BEGIN Data
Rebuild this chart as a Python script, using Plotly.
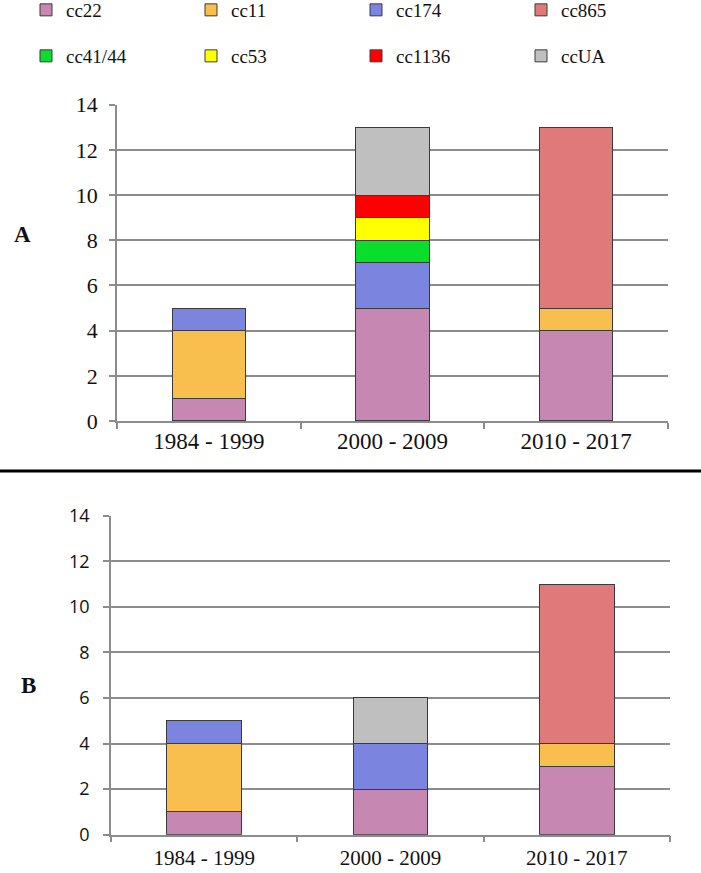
import plotly.graph_objects as go

categories = ["1984 - 1999", "2000 - 2009", "2010 - 2017"]
series_names = ["cc22", "cc11", "cc174", "cc41/44", "cc53", "cc1136", "ccUA", "cc865"]
legend_row1 = ["cc22", "cc11", "cc174", "cc865"]
legend_row2 = ["cc41/44", "cc53", "cc1136", "ccUA"]
y_ticks = [0, 2, 4, 6, 8, 10, 12, 14]

# Panel A values
a_cc22 = [1, 5, 4]
a_cc11 = [3, 0, 1]
a_cc174 = [1, 2, 0]
a_cc41_44 = [0, 1, 0]
a_cc53 = [0, 1, 0]
a_cc1136 = [0, 1, 0]
a_ccUA = [0, 3, 0]
a_cc865 = [0, 0, 8]

# Panel B values
b_cc22 = [1, 2, 3]
b_cc11 = [3, 0, 1]
b_cc174 = [1, 2, 0]
b_cc41_44 = [0, 0, 0]
b_cc53 = [0, 0, 0]
b_cc1136 = [0, 0, 0]
b_ccUA = [0, 2, 0]
b_cc865 = [0, 0, 7]

colors = {
    "cc22": "#c688b3",
    "cc11": "#f8be4e",
    "cc174": "#7b84de",
    "cc865": "#e07a7a",
    "cc41/44": "#0ade2c",
    "cc53": "#ffff00",
    "cc1136": "#ff0000",
    "ccUA": "#bfbfbf",
}

panel_a = dict(zip(series_names, [a_cc22, a_cc11, a_cc174, a_cc41_44, a_cc53, a_cc1136, a_ccUA, a_cc865]))
panel_b = dict(zip(series_names, [b_cc22, b_cc11, b_cc174, b_cc41_44, b_cc53, b_cc1136, b_ccUA, b_cc865]))

W, H = 701, 873
fig = go.Figure()

def nz(vals):
    return [v if v else None for v in vals]

for name in series_names:
    in_row1 = name in legend_row1
    rank = (legend_row1 + legend_row2).index(name)
    fig.add_trace(go.Bar(
        x=categories, y=nz(panel_a[name]), name=name,
        marker=dict(color=colors[name], line=dict(color="#3a3a3a", width=1)),
        xaxis="x", yaxis="y",
        legend="legend" if in_row1 else "legend2",
        legendrank=rank, showlegend=True, hoverinfo="skip",
    ))
for name in series_names:
    fig.add_trace(go.Bar(
        x=categories, y=nz(panel_b[name]), name=name,
        marker=dict(color=colors[name], line=dict(color="#3a3a3a", width=1)),
        xaxis="x2", yaxis="y2", showlegend=False, hoverinfo="skip",
    ))

grid = "#8c8c8c"
serif = "Liberation Serif, Times New Roman, serif"
common_x = dict(type="category", showline=True, linecolor=grid, linewidth=1.5,
                ticks="outside", tickson="boundaries", ticklen=6, tickcolor=grid,
                tickwidth=1.5, showgrid=False)
common_y = dict(range=[0, 14], tickvals=y_ticks, showline=True, linecolor=grid,
                linewidth=1.5, ticks="outside", ticklen=6, tickcolor=grid, tickwidth=1.5,
                showgrid=True, gridcolor=grid, gridwidth=1.5, zeroline=False)

fig.update_layout(
    width=W, height=H,
    margin=dict(l=0, r=0, t=0, b=0, autoexpand=False),
    paper_bgcolor="white", plot_bgcolor="white",
    barmode="stack", bargap=0.6,
    showlegend=True,
    xaxis=dict(domain=[117 / W, 668 / W], anchor="y", ticklabelstandoff=-1,
               tickfont=dict(family=serif, size=23, color="#111"), **common_x),
    yaxis=dict(domain=[1 - 421 / H, 1 - 104.7 / H], anchor="x",
               tickfont=dict(family=serif, size=22, color="#111"), ticklabelstandoff=7, **common_y),
    xaxis2=dict(domain=[111 / W, 670 / W], anchor="y2", ticklabelstandoff=3,
                tickfont=dict(family=serif, size=21, color="#111"), **common_x),
    yaxis2=dict(domain=[1 - 834.7 / H, 1 - 515.7 / H], anchor="x2",
                tickfont=dict(family="Open Sans, Liberation Sans, sans-serif", size=18, color="#111"),
                ticklabelstandoff=10, **common_y),
    legend=dict(orientation="h", x=26 / W, y=1 + 9 / H, xanchor="left", yanchor="top",
                entrywidth=120, entrywidthmode="pixels", traceorder="normal",
                font=dict(family=serif, size=19, color="#111"), bgcolor="rgba(0,0,0,0)"),
    legend2=dict(orientation="h", x=26 / W, y=1 - 37 / H, xanchor="left", yanchor="top",
                 entrywidth=120, entrywidthmode="pixels", traceorder="normal",
                 font=dict(family=serif, size=19, color="#111"), bgcolor="rgba(0,0,0,0)"),
    shapes=[dict(type="line", xref="paper", yref="paper", x0=0, x1=1,
                 y0=1 - 471 / H, y1=1 - 471 / H, line=dict(color="#000", width=3))],
    annotations=[
        dict(text="<b>A</b>", x=22 / W, y=1 - 235 / H, xref="paper", yref="paper",
             xanchor="center", yanchor="middle",
             showarrow=False, font=dict(family=serif, size=23, color="#111")),
        dict(text="<b>B</b>", x=28 / W, y=1 - 685 / H, xref="paper", yref="paper",
             xanchor="center", yanchor="middle",
             showarrow=False, font=dict(family=serif, size=23, color="#111")),
    ],
)

fig.write_html("out.html", config={"displayModeBar": False},
               post_script="document.body.style.margin='0px';")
END Data
■ **What you will do**: Copy out all of the material exactly as written, without its pictures.

■ **Task answer**:
Rebuild this chart as a Python script, using Plotly.
import plotly.graph_objects as go

categories = ["1984 - 1999", "2000 - 2009", "2010 - 2017"]
series_names = ["cc22", "cc11", "cc174", "cc41/44", "cc53", "cc1136", "ccUA", "cc865"]
legend_row1 = ["cc22", "cc11", "cc174", "cc865"]
legend_row2 = ["cc41/44", "cc53", "cc1136", "ccUA"]
y_ticks = [0, 2, 4, 6, 8, 10, 12, 14]

# Panel A values
a_cc22 = [1, 5, 4]
a_cc11 = [3, 0, 1]
a_cc174 = [1, 2, 0]
a_cc41_44 = [0, 1, 0]
a_cc53 = [0, 1, 0]
a_cc1136 = [0, 1, 0]
a_ccUA = [0, 3, 0]
a_cc865 = [0, 0, 8]

# Panel B values
b_cc22 = [1, 2, 3]
b_cc11 = [3, 0, 1]
b_cc174 = [1, 2, 0]
b_cc41_44 = [0, 0, 0]
b_cc53 = [0, 0, 0]
b_cc1136 = [0, 0, 0]
b_ccUA = [0, 2, 0]
b_cc865 = [0, 0, 7]

colors = {
    "cc22": "#c688b3",
    "cc11": "#f8be4e",
    "cc174": "#7b84de",
    "cc865": "#e07a7a",
    "cc41/44": "#0ade2c",
    "cc53": "#ffff00",
    "cc1136": "#ff0000",
    "ccUA": "#bfbfbf",
}

panel_a = dict(zip(series_names, [a_cc22, a_cc11, a_cc174, a_cc41_44, a_cc53, a_cc1136, a_ccUA, a_cc865]))
panel_b = dict(zip(series_names, [b_cc22, b_cc11, b_cc174, b_cc41_44, b_cc53, b_cc1136, b_ccUA, b_cc865]))

W, H = 701, 873
fig = go.Figure()

def nz(vals):
    return [v if v else None for v in vals]

for name in series_names:
    in_row1 = name in legend_row1
    rank = (legend_row1 + legend_row2).index(name)
    fig.add_trace(go.Bar(
        x=categories, y=nz(panel_a[name]), name=name,
        marker=dict(color=colors[name], line=dict(color="#3a3a3a", width=1)),
        xaxis="x", yaxis="y",
        legend="legend" if in_row1 else "legend2",
        legendrank=rank, showlegend=True, hoverinfo="skip",
    ))
for name in series_names:
    fig.add_trace(go.Bar(
        x=categories, y=nz(panel_b[name]), name=name,
        marker=dict(color=colors[name], line=dict(color="#3a3a3a", width=1)),
        xaxis="x2", yaxis="y2", showlegend=False, hoverinfo="skip",
    ))

grid = "#8c8c8c"
serif = "Liberation Serif, Times New Roman, serif"
common_x = dict(type="category", showline=True, linecolor=grid, linewidth=1.5,
                ticks="outside", tickson="boundaries", ticklen=6, tickcolor=grid,
                tickwidth=1.5, showgrid=False)
common_y = dict(range=[0, 14], tickvals=y_ticks, showline=True, linecolor=grid,
                linewidth=1.5, ticks="outside", ticklen=6, tickcolor=grid, tickwidth=1.5,
                showgrid=True, gridcolor=grid, gridwidth=1.5, zeroline=False)

fig.update_layout(
    width=W, height=H,
    margin=dict(l=0, r=0, t=0, b=0, autoexpand=False),
    paper_bgcolor="white", plot_bgcolor="white",
    barmode="stack", bargap=0.6,
    showlegend=True,
    xaxis=dict(domain=[117 / W, 668 / W], anchor="y", ticklabelstandoff=-1,
               tickfont=dict(family=serif, size=23, color="#111"), **common_x),
    yaxis=dict(domain=[1 - 421 / H, 1 - 104.7 / H], anchor="x",
               tickfont=dict(family=serif, size=22, color="#111"), ticklabelstandoff=7, **common_y),
    xaxis2=dict(domain=[111 / W, 670 / W], anchor="y2", ticklabelstandoff=3,
                tickfont=dict(family=serif, size=21, color="#111"), **common_x),
    yaxis2=dict(domain=[1 - 834.7 / H, 1 - 515.7 / H], anchor="x2",
                tickfont=dict(family="Open Sans, Liberation Sans, sans-serif", size=18, color="#111"),
                ticklabelstandoff=10, **common_y),
    legend=dict(orientation="h", x=26 / W, y=1 + 9 / H, xanchor="left", yanchor="top",
                entrywidth=120, entrywidthmode="pixels", traceorder="normal",
                font=dict(family=serif, size=19, color="#111"), bgcolor="rgba(0,0,0,0)"),
    legend2=dict(orientation="h", x=26 / W, y=1 - 37 / H, xanchor="left", yanchor="top",
                 entrywidth=120, entrywidthmode="pixels", traceorder="normal",
                 font=dict(family=serif, size=19, color="#111"), bgcolor="rgba(0,0,0,0)"),
    shapes=[dict(type="line", xref="paper", yref="paper", x0=0, x1=1,
                 y0=1 - 471 / H, y1=1 - 471 / H, line=dict(color="#000", width=3))],
    annotations=[
        dict(text="<b>A</b>", x=22 / W, y=1 - 235 / H, xref="paper", yref="paper",
             xanchor="center", yanchor="middle",
             showarrow=False, font=dict(family=serif, size=23, color="#111")),
        dict(text="<b>B</b>", x=28 / W, y=1 - 685 / H, xref="paper", yref="paper",
             xanchor="center", yanchor="middle",
             showarrow=False, font=dict(family=serif, size=23, color="#111")),
    ],
)

fig.write_html("out.html", config={"displayModeBar": False},
               post_script="document.body.style.margin='0px';")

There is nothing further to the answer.